◆ Given exercise ◆
Check every line of the entries that follow, and copy the ones containing "this".

◆ Material provided ◆
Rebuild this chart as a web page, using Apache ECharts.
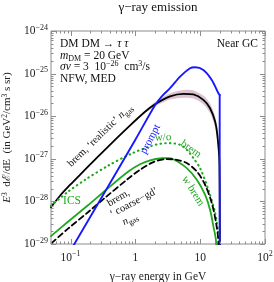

...

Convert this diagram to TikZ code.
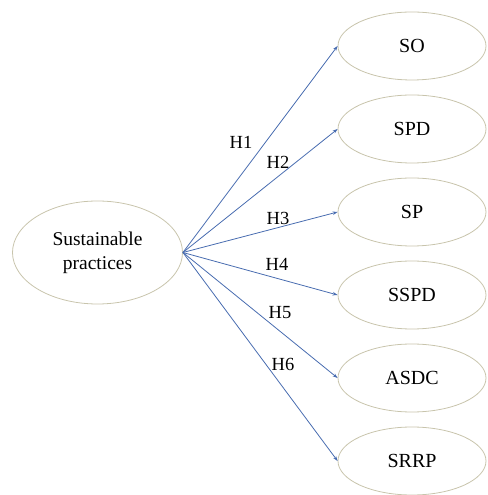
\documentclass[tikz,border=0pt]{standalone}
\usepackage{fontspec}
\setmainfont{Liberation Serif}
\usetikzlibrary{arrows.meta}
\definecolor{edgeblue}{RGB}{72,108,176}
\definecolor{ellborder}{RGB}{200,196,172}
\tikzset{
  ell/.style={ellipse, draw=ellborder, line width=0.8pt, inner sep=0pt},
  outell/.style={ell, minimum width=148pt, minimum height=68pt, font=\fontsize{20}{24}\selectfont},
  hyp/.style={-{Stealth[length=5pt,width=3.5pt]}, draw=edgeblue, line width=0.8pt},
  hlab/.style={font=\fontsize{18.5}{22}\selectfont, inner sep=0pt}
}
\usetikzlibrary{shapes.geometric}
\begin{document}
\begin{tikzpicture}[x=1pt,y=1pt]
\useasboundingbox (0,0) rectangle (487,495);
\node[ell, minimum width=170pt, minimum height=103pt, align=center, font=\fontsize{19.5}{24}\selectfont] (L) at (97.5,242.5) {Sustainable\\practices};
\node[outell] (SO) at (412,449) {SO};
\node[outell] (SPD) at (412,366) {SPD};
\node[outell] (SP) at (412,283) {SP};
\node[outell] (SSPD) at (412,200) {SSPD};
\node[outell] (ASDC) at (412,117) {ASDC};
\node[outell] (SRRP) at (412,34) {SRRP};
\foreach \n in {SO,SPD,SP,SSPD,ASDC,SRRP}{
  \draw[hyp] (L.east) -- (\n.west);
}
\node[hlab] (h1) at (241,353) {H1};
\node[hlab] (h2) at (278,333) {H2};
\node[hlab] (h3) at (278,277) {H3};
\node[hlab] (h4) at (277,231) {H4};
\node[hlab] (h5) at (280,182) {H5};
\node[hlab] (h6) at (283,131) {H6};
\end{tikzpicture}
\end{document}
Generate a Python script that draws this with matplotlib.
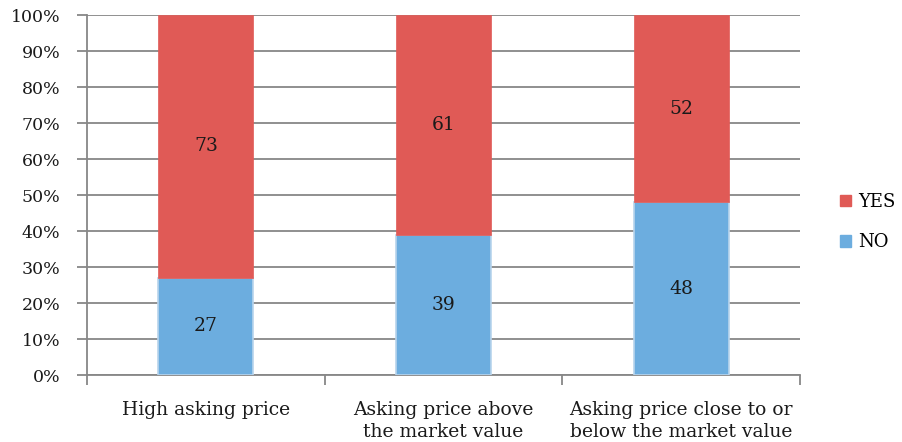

◆ Response to the task ◆
Rebuild this chart as a web page, using Apache ECharts.
Convert this diagram to TikZ code.
Generate a Python script that draws this with matplotlib.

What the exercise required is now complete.